सं Samvidhan

The Constitution of India

Article 132

Appellate jurisdiction of Supreme Court in appeals from High Courts in certain cases

Why this exists

The Constitution's framers wanted the Supreme Court to be the final word on how the Constitution itself should be interpreted, since High Courts across states might read constitutional provisions differently. Article 132 (along with Article 134A, added later by the 44th Amendment in 1976) created a controlled gateway: instead of every constitutional dispute automatically reaching the Supreme Court, the High Court first screens the case and certifies whether it truly raises a substantial constitutional question worth the Supreme Court's attention.

How courts read it

Courts have interpreted 'final order' broadly, following the Explanation, to include interlocutory orders that could dispose of the case if decided differently — preventing parties from being forced to wait until the very end of litigation to raise a constitutional issue.
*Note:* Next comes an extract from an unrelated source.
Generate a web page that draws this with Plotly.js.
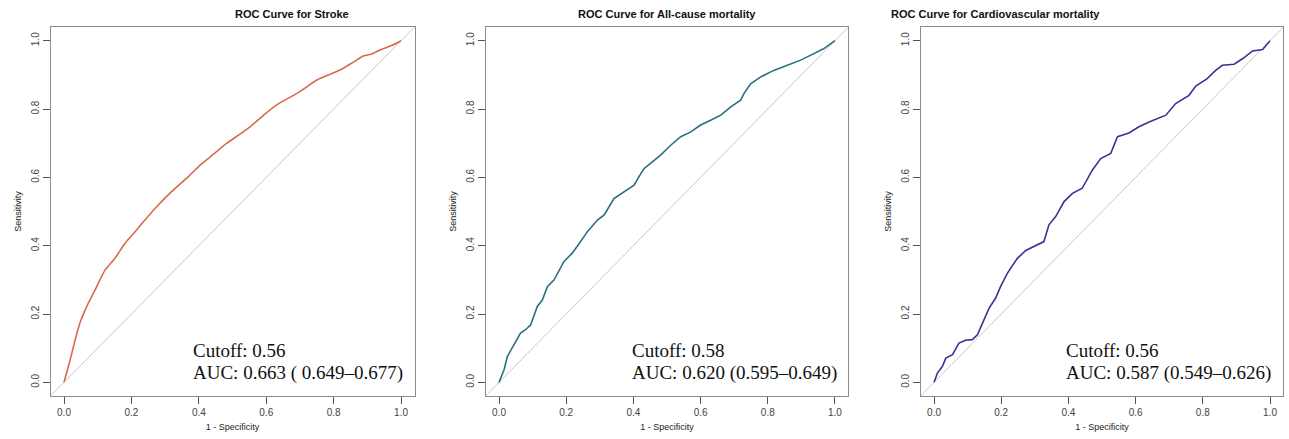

The Supreme Court has also clarified that the 'substantial question of law as to interpretation of the Constitution' must be a real, debatable question, not something already settled by prior rulings — a filter meant to keep frivolous constitutional claims out of the apex court's appellate docket.

Common misconceptions
  • Myth: Anyone can appeal to the Supreme Court under Article 132 just because their case touches the Constitution.
    Fact: The High Court must first certify that a 'substantial' constitutional question is genuinely involved; without that certificate, this route isn't available.
  • Myth: 'Final order' only means the last order that ends a case completely.
    Fact: The Explanation clarifies that 'final order' can include earlier orders on specific issues, if deciding those issues differently would have ended the case.